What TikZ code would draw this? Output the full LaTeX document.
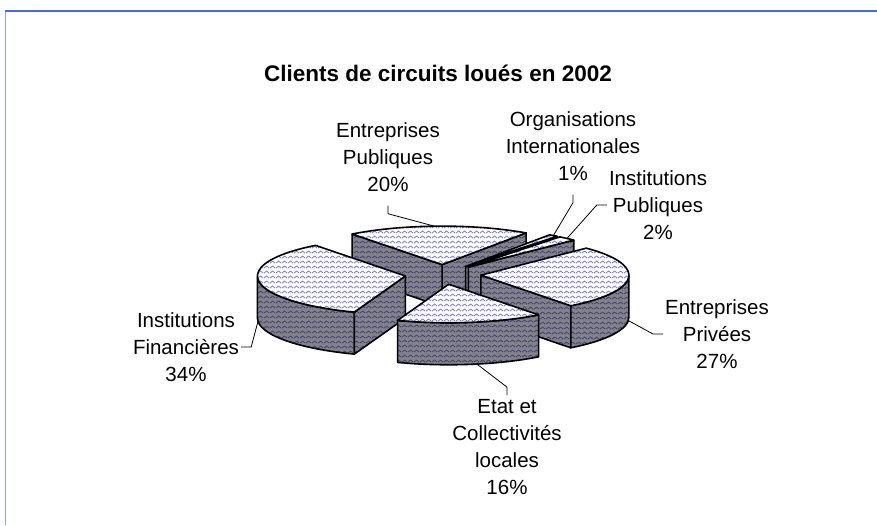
\documentclass[tikz,border=0pt]{standalone}
\usepackage{fontspec}
\setmainfont{Liberation Sans}
\usepackage{tikz}
\usetikzlibrary{calc}
\usetikzlibrary{patterns}

\definecolor{wavetop}{RGB}{120,120,225}
\definecolor{sidegray}{RGB}{130,130,136}
\definecolor{waveside}{RGB}{65,65,125}
\definecolor{frameblue}{RGB}{70,105,230}
\definecolor{frameleft}{RGB}{150,160,230}

\pgfdeclarepatternformonly{waves}{\pgfpointorigin}{\pgfqpoint{6pt}{4.5pt}}{\pgfqpoint{6pt}{4.5pt}}{%
  \pgfsetlinewidth{0.9pt}
  \pgfpathmoveto{\pgfqpoint{0pt}{1pt}}
  \pgfpathcurveto{\pgfqpoint{1.5pt}{1pt}}{\pgfqpoint{1.5pt}{3.2pt}}{\pgfqpoint{3pt}{3.2pt}}
  \pgfpathcurveto{\pgfqpoint{4.5pt}{3.2pt}}{\pgfqpoint{4.5pt}{1pt}}{\pgfqpoint{6pt}{1pt}}
  \pgfusepath{stroke}}

\tikzset{top/.style={draw=black, line width=1.6pt, line join=round, preaction={fill=white}, pattern=waves, pattern color=wavetop}}
\tikzset{side/.style={draw=black, line width=1.6pt, line join=round, preaction={fill=sidegray}, pattern=waves, pattern color=waveside}}
\tikzset{rim/.style={x radius=148, y radius=38.5}}
\tikzset{l/.style={font=\fontsize{20.5}{27}\selectfont, align=center, inner sep=2pt}}
\tikzset{lead/.style={draw=black, line width=0.8pt}}

\begin{document}
\begin{tikzpicture}[x=1pt, y=1pt]
  \useasboundingbox (0,0) rectangle (877,525);
  \draw[frameleft, line width=1pt] (5,0) -- (5,514);
  \draw[frameblue, line width=2pt] (4.5,514) -- (877,514);

  \node[font=\fontsize{22.5}{26}\selectfont\bfseries] (title) at (438,452) {Clients de circuits loués en 2002};

  \coordinate (c) at (443,250.5);
  % Entreprises Publiques
  \coordinate (ep) at ($(c)+(91.4:38 and 9.88)$);
  \draw[side] (ep) -- ++(55.4:148 and 38.5) -- ++(0,-42) -- ($(ep)+(0,-42)$) -- cycle;
  \draw[side] (ep) -- ++(127.4:148 and 38.5) -- ++(0,-42) -- ($(ep)+(0,-42)$) -- cycle;
  \draw[top] (ep) -- ++(55.4:148 and 38.5) arc[rim, start angle=55.4, end angle=127.4] -- cycle;
  % Organisations Internationales
  \coordinate (oi) at ($(c)+(53.6:38 and 9.88)$);
  \draw[side] (oi) -- ++(51.8:148 and 38.5) -- ++(0,-42) -- ($(oi)+(0,-42)$) -- cycle;
  \draw[top] (oi) -- ++(51.8:148 and 38.5) arc[rim, start angle=51.8, end angle=55.4] -- cycle;
  % Institutions Publiques
  \coordinate (ip) at ($(c)+(48.2:38 and 9.88)$);
  \draw[side] (ip) -- ++(44.6:148 and 38.5) -- ++(0,-42) -- ($(ip)+(0,-42)$) -- cycle;
  \draw[top] (ip) -- ++(44.6:148 and 38.5) arc[rim, start angle=44.6, end angle=51.8] -- cycle;
  % Institutions Financieres
  \coordinate (if) at ($(c)+(188.6:38 and 9.88)$);
  \draw[side] ($(if)+(180:148 and 38.5)$) arc[rim, start angle=180, end angle=249.8] -- ++(0,-42) arc[rim, start angle=249.8, end angle=180] -- cycle;
  \draw[side] (if) -- ++(249.8:148 and 38.5) -- ++(0,-42) -- ($(if)+(0,-42)$) -- cycle;
  \draw[top] (if) -- ++(127.4:148 and 38.5) arc[rim, start angle=127.4, end angle=249.8] -- cycle;
  % Entreprises Privees
  \coordinate (epr) at ($(c)+(-4:38 and 9.88)$);
  \draw[side] (epr) -- ++(-52.6:148 and 38.5) -- ++(0,-42) -- ($(epr)+(0,-42)$) -- cycle;
  \draw[side] ($(epr)+(-52.6:148 and 38.5)$) arc[rim, start angle=-52.6, end angle=0] -- ++(0,-42) arc[rim, start angle=0, end angle=-52.6] -- cycle;
  \draw[top] (epr) -- ++(-52.6:148 and 38.5) arc[rim, start angle=-52.6, end angle=44.6] -- cycle;
  % Etat et Collectivites locales
  \coordinate (ec) at ($(c)+(278.6:38 and 9.88)$);
  \draw[side] ($(ec)+(249.8:148 and 38.5)$) arc[rim, start angle=249.8, end angle=307.4] -- ++(0,-42) arc[rim, start angle=307.4, end angle=249.8] -- cycle;
  \draw[top] (ec) -- ++(249.8:148 and 38.5) arc[rim, start angle=249.8, end angle=307.4] -- cycle;

  % labels
  \node[l] (eplab) at (388,368) {Entreprises\\Publiques\\20\%};
  \node[l] (oilab) at (573,379) {Organisations\\Internationales\\1\%};
  \node[l] (iplab) at (658,320) {Institutions\\Publiques\\2\%};
  \node[l] (eprlab) at (717,191) {Entreprises\\Privées\\27\%};
  \node[l] (iflab) at (186,178) {Institutions\\Financières\\34\%};
  \node[l] (eclab) at (507,78) {Etat et\\Collectivités\\locales\\16\%};

  \coordinate (epa) at ($(ep)+(93:148 and 38.5)$);
  \coordinate (oia) at ($(oi)+(53.6:148 and 38.5)$);
  \coordinate (ipa) at ($(ip)+(48.2:148 and 38.5)$);
  \coordinate (epra) at ($(epr)+(355:148 and 38.5)+(0,-42)$);
  \coordinate (ifa) at ($(if)+(185:148 and 38.5)+(0,-42)$);
  \coordinate (eca) at ($(ec)+(281:148 and 38.5)+(0,-42)$);
  \draw[lead] (epa) -- ($(eplab.south)+(0,-20)$) -- ($(eplab.south)+(0,-12)$);
  \draw[lead] (oia) -- ($(oilab.south)+(0,-20)$) -- ($(oilab.south)+(0,-12)$);
  \draw[lead] (ipa) -- ($(iplab.west)+(-10,0)$) -- (iplab.west);
  \draw[lead] (epra) -- ($(eprlab.west)+(-10,0)$) -- (eprlab.west);
  \draw[lead] (ifa) -- ($(iflab.east)+(10,0)$) -- (iflab.east);
  \draw[lead] (eca) -- ($(eclab.north)+(0,10)$) -- ($(eclab.north)+(0,2)$);
\end{tikzpicture}
\end{document}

=-=-=-=-=

WHAT YOU NEED TO DO: Your task is to repeat the material above exactly, without its pictures.

TASK ANSWER:
What TikZ code would draw this? Output the full LaTeX document.
\documentclass[tikz,border=0pt]{standalone}
\usepackage{fontspec}
\setmainfont{Liberation Sans}
\usepackage{tikz}
\usetikzlibrary{calc}
\usetikzlibrary{patterns}

\definecolor{wavetop}{RGB}{120,120,225}
\definecolor{sidegray}{RGB}{130,130,136}
\definecolor{waveside}{RGB}{65,65,125}
\definecolor{frameblue}{RGB}{70,105,230}
\definecolor{frameleft}{RGB}{150,160,230}

\pgfdeclarepatternformonly{waves}{\pgfpointorigin}{\pgfqpoint{6pt}{4.5pt}}{\pgfqpoint{6pt}{4.5pt}}{%
  \pgfsetlinewidth{0.9pt}
  \pgfpathmoveto{\pgfqpoint{0pt}{1pt}}
  \pgfpathcurveto{\pgfqpoint{1.5pt}{1pt}}{\pgfqpoint{1.5pt}{3.2pt}}{\pgfqpoint{3pt}{3.2pt}}
  \pgfpathcurveto{\pgfqpoint{4.5pt}{3.2pt}}{\pgfqpoint{4.5pt}{1pt}}{\pgfqpoint{6pt}{1pt}}
  \pgfusepath{stroke}}

\tikzset{top/.style={draw=black, line width=1.6pt, line join=round, preaction={fill=white}, pattern=waves, pattern color=wavetop}}
\tikzset{side/.style={draw=black, line width=1.6pt, line join=round, preaction={fill=sidegray}, pattern=waves, pattern color=waveside}}
\tikzset{rim/.style={x radius=148, y radius=38.5}}
\tikzset{l/.style={font=\fontsize{20.5}{27}\selectfont, align=center, inner sep=2pt}}
\tikzset{lead/.style={draw=black, line width=0.8pt}}

\begin{document}
\begin{tikzpicture}[x=1pt, y=1pt]
  \useasboundingbox (0,0) rectangle (877,525);
  \draw[frameleft, line width=1pt] (5,0) -- (5,514);
  \draw[frameblue, line width=2pt] (4.5,514) -- (877,514);

  \node[font=\fontsize{22.5}{26}\selectfont\bfseries] (title) at (438,452) {Clients de circuits loués en 2002};

  \coordinate (c) at (443,250.5);
  % Entreprises Publiques
  \coordinate (ep) at ($(c)+(91.4:38 and 9.88)$);
  \draw[side] (ep) -- ++(55.4:148 and 38.5) -- ++(0,-42) -- ($(ep)+(0,-42)$) -- cycle;
  \draw[side] (ep) -- ++(127.4:148 and 38.5) -- ++(0,-42) -- ($(ep)+(0,-42)$) -- cycle;
  \draw[top] (ep) -- ++(55.4:148 and 38.5) arc[rim, start angle=55.4, end angle=127.4] -- cycle;
  % Organisations Internationales
  \coordinate (oi) at ($(c)+(53.6:38 and 9.88)$);
  \draw[side] (oi) -- ++(51.8:148 and 38.5) -- ++(0,-42) -- ($(oi)+(0,-42)$) -- cycle;
  \draw[top] (oi) -- ++(51.8:148 and 38.5) arc[rim, start angle=51.8, end angle=55.4] -- cycle;
  % Institutions Publiques
  \coordinate (ip) at ($(c)+(48.2:38 and 9.88)$);
  \draw[side] (ip) -- ++(44.6:148 and 38.5) -- ++(0,-42) -- ($(ip)+(0,-42)$) -- cycle;
  \draw[top] (ip) -- ++(44.6:148 and 38.5) arc[rim, start angle=44.6, end angle=51.8] -- cycle;
  % Institutions Financieres
  \coordinate (if) at ($(c)+(188.6:38 and 9.88)$);
  \draw[side] ($(if)+(180:148 and 38.5)$) arc[rim, start angle=180, end angle=249.8] -- ++(0,-42) arc[rim, start angle=249.8, end angle=180] -- cycle;
  \draw[side] (if) -- ++(249.8:148 and 38.5) -- ++(0,-42) -- ($(if)+(0,-42)$) -- cycle;
  \draw[top] (if) -- ++(127.4:148 and 38.5) arc[rim, start angle=127.4, end angle=249.8] -- cycle;
  % Entreprises Privees
  \coordinate (epr) at ($(c)+(-4:38 and 9.88)$);
  \draw[side] (epr) -- ++(-52.6:148 and 38.5) -- ++(0,-42) -- ($(epr)+(0,-42)$) -- cycle;
  \draw[side] ($(epr)+(-52.6:148 and 38.5)$) arc[rim, start angle=-52.6, end angle=0] -- ++(0,-42) arc[rim, start angle=0, end angle=-52.6] -- cycle;
  \draw[top] (epr) -- ++(-52.6:148 and 38.5) arc[rim, start angle=-52.6, end angle=44.6] -- cycle;
  % Etat et Collectivites locales
  \coordinate (ec) at ($(c)+(278.6:38 and 9.88)$);
  \draw[side] ($(ec)+(249.8:148 and 38.5)$) arc[rim, start angle=249.8, end angle=307.4] -- ++(0,-42) arc[rim, start angle=307.4, end angle=249.8] -- cycle;
  \draw[top] (ec) -- ++(249.8:148 and 38.5) arc[rim, start angle=249.8, end angle=307.4] -- cycle;

  % labels
  \node[l] (eplab) at (388,368) {Entreprises\\Publiques\\20\%};
  \node[l] (oilab) at (573,379) {Organisations\\Internationales\\1\%};
  \node[l] (iplab) at (658,320) {Institutions\\Publiques\\2\%};
  \node[l] (eprlab) at (717,191) {Entreprises\\Privées\\27\%};
  \node[l] (iflab) at (186,178) {Institutions\\Financières\\34\%};
  \node[l] (eclab) at (507,78) {Etat et\\Collectivités\\locales\\16\%};

  \coordinate (epa) at ($(ep)+(93:148 and 38.5)$);
  \coordinate (oia) at ($(oi)+(53.6:148 and 38.5)$);
  \coordinate (ipa) at ($(ip)+(48.2:148 and 38.5)$);
  \coordinate (epra) at ($(epr)+(355:148 and 38.5)+(0,-42)$);
  \coordinate (ifa) at ($(if)+(185:148 and 38.5)+(0,-42)$);
  \coordinate (eca) at ($(ec)+(281:148 and 38.5)+(0,-42)$);
  \draw[lead] (epa) -- ($(eplab.south)+(0,-20)$) -- ($(eplab.south)+(0,-12)$);
  \draw[lead] (oia) -- ($(oilab.south)+(0,-20)$) -- ($(oilab.south)+(0,-12)$);
  \draw[lead] (ipa) -- ($(iplab.west)+(-10,0)$) -- (iplab.west);
  \draw[lead] (epra) -- ($(eprlab.west)+(-10,0)$) -- (eprlab.west);
  \draw[lead] (ifa) -- ($(iflab.east)+(10,0)$) -- (iflab.east);
  \draw[lead] (eca) -- ($(eclab.north)+(0,10)$) -- ($(eclab.north)+(0,2)$);
\end{tikzpicture}
\end{document}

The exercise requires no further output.